Toute technique est par essence militaire. Le soldat de métier, aujourd’hui plus encore qu’hier, est un technicien par excellence : il sait parfaitement utiliser un ordinateur, démonter son fusil-mitrailleur ou tendre une embuscade. Il sait appuyer sur le bouton adéquat, au bon moment, pour faire tomber la bombe sur Hiroshima ou Nagasaki. Il sait exactement comment poser le pied sur la lune.
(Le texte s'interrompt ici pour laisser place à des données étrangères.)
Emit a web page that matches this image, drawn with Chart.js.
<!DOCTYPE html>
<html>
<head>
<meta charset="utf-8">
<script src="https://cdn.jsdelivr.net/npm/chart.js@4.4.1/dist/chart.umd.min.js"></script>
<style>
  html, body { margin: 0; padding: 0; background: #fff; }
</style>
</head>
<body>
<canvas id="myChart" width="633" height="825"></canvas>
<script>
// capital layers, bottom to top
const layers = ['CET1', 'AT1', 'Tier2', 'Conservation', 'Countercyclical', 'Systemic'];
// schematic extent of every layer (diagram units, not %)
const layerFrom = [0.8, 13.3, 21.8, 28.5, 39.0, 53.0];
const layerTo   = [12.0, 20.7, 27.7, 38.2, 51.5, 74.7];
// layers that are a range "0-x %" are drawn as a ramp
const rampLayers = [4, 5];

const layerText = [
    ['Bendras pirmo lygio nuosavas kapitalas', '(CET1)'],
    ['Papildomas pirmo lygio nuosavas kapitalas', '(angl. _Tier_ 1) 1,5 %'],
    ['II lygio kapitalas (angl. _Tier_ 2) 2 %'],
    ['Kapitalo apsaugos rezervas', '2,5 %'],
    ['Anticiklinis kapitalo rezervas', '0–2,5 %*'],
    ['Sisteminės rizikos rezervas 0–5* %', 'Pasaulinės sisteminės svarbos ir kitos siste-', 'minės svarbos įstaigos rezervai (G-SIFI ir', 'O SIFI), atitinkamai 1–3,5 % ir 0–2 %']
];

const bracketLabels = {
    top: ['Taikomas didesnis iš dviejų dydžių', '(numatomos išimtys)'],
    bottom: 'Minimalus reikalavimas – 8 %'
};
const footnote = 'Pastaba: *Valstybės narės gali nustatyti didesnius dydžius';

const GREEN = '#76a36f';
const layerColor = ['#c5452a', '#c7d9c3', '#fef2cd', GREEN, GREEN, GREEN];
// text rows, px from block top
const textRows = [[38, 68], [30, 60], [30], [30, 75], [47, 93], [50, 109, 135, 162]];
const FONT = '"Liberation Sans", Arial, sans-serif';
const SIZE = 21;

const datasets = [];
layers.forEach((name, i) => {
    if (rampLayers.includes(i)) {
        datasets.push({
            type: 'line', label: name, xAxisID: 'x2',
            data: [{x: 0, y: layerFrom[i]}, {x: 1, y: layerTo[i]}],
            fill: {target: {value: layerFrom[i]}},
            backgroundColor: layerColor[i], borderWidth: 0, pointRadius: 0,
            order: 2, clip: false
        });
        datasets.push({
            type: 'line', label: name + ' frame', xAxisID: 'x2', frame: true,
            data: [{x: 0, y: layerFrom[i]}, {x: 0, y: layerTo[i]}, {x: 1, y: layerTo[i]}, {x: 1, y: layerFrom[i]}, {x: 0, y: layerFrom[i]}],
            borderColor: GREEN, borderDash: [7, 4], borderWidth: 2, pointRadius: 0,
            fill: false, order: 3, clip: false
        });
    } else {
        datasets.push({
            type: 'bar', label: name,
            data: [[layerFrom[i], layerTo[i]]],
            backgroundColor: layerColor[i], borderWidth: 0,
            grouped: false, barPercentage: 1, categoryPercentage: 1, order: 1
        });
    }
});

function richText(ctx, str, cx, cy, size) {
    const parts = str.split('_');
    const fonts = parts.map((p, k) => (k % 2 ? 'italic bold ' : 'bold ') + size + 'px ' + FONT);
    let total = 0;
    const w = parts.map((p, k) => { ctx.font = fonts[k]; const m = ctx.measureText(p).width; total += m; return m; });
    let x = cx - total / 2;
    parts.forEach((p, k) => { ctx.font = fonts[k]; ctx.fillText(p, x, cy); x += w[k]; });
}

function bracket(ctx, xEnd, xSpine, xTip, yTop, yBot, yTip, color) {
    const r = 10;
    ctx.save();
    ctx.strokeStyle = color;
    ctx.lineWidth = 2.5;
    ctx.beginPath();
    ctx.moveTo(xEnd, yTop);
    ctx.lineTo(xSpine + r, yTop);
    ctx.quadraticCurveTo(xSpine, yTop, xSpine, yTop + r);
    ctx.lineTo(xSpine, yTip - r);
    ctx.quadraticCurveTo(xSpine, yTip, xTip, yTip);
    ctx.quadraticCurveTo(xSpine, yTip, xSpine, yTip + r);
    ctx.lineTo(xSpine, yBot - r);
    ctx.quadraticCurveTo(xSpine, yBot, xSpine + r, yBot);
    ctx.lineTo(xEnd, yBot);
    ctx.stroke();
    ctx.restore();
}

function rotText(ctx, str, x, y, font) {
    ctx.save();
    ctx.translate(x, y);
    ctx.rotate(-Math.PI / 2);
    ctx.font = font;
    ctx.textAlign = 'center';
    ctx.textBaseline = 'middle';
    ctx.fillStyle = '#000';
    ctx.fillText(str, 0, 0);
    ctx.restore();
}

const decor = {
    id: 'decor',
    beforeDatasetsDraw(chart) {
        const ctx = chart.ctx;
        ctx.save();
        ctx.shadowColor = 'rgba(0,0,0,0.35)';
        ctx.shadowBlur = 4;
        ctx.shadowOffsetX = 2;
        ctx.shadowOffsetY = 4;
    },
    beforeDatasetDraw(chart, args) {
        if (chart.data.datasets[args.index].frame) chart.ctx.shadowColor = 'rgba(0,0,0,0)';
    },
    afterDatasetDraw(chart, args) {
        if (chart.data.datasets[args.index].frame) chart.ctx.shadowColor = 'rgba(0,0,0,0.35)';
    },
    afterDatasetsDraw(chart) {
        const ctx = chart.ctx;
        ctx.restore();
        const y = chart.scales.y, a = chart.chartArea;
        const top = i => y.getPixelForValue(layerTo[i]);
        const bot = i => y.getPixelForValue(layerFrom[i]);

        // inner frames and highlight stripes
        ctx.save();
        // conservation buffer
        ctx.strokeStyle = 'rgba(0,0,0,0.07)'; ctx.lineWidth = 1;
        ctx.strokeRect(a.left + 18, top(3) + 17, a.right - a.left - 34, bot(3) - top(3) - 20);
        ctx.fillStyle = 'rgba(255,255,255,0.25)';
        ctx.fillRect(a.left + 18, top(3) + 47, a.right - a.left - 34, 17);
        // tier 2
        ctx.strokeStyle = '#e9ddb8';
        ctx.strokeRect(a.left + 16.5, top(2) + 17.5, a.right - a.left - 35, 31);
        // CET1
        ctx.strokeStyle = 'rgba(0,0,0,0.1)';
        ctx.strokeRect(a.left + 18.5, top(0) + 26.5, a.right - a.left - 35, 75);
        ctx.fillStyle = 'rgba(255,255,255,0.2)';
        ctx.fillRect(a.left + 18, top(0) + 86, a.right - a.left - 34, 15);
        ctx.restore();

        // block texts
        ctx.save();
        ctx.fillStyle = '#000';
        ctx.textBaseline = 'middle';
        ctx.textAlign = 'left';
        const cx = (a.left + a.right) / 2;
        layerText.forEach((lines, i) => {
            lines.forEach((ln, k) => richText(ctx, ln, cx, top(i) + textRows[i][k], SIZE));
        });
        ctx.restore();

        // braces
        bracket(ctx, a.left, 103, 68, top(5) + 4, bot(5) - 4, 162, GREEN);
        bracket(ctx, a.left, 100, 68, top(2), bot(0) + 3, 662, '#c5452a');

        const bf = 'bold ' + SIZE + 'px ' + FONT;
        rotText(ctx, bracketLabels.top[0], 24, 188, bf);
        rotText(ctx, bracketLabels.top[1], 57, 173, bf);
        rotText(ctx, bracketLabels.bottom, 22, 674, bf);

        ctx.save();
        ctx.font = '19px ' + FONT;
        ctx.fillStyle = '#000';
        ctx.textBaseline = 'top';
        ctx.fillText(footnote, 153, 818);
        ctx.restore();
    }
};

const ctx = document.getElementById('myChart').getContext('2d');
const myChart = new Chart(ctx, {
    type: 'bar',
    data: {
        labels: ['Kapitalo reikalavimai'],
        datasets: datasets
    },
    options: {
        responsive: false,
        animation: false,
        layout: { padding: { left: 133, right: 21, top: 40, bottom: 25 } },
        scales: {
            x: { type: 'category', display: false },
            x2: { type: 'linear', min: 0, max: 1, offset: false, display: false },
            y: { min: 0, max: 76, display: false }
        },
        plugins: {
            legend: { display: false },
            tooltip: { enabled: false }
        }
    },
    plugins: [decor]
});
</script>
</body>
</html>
Pour ce faire il a dû passer de longues heures à écouter des instructions précises, à manipuler des instruments compliqués, à simuler des situations imprévues, à rédiger des rapports de synthèse. 
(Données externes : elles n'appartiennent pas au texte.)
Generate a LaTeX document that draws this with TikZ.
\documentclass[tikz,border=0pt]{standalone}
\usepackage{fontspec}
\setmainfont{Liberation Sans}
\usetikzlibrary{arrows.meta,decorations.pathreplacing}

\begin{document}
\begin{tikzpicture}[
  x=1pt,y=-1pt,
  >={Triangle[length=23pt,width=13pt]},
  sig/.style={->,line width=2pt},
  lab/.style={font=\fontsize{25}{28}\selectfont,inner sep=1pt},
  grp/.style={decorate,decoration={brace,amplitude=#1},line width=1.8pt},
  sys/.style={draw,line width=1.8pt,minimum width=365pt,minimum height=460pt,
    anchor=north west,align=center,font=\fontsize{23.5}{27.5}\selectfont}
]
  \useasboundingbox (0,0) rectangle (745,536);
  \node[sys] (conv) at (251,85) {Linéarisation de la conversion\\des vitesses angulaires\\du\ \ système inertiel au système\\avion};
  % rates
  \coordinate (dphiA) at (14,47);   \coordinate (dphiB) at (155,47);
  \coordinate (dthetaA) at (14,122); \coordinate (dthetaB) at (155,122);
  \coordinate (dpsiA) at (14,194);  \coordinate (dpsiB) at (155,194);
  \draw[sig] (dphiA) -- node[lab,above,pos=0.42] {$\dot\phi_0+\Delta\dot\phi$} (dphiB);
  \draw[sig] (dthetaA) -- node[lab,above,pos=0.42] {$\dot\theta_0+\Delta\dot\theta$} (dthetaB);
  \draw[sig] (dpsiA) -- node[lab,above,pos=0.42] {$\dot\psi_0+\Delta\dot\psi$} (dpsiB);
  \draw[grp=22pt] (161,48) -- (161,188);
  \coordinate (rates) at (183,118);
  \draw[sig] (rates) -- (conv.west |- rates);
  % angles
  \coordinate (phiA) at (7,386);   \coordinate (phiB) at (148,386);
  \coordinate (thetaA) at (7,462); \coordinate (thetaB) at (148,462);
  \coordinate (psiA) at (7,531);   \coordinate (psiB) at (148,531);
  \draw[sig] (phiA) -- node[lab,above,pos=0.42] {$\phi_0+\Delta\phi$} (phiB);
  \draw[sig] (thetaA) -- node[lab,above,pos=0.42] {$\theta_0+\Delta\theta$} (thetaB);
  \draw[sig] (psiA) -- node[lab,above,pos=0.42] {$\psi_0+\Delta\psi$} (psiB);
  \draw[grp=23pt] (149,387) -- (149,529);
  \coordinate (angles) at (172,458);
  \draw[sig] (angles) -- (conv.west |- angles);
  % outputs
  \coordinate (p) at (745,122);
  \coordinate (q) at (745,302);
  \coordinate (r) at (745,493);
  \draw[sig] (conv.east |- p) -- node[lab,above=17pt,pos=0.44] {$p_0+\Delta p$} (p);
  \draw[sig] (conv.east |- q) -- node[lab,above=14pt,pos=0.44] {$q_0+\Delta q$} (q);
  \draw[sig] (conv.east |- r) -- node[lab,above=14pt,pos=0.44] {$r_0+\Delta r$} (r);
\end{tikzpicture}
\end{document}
Doté de cette compétence appropriée mais limitée à son objet, le technicien trouve dans notre société une place légitime correspondant à la montée de la classe sociale intermédiaire : la nouvelle petite bourgeoisie. Avant d’être le temps de la science, notre époque est celle de la technique. Un philosophe comme Kostas Axelos parle même de l’avènement d’une civilisation de la “technologie planétaire” dans la grande envolée qui déploie, selon lui, la “poéticité du jeu du monde”. Après une civilisation centrée sur la nature chez les grecs, puis sur le dieu chrétien au Moyen-Age et sur l’homme fait dieu au XIXe-XXe siècles, nous sommes à l’aube du développement et de l’impérialisme de la Technologie planétaire. C’est l’esprit de sa “systématique ouverte” (1984).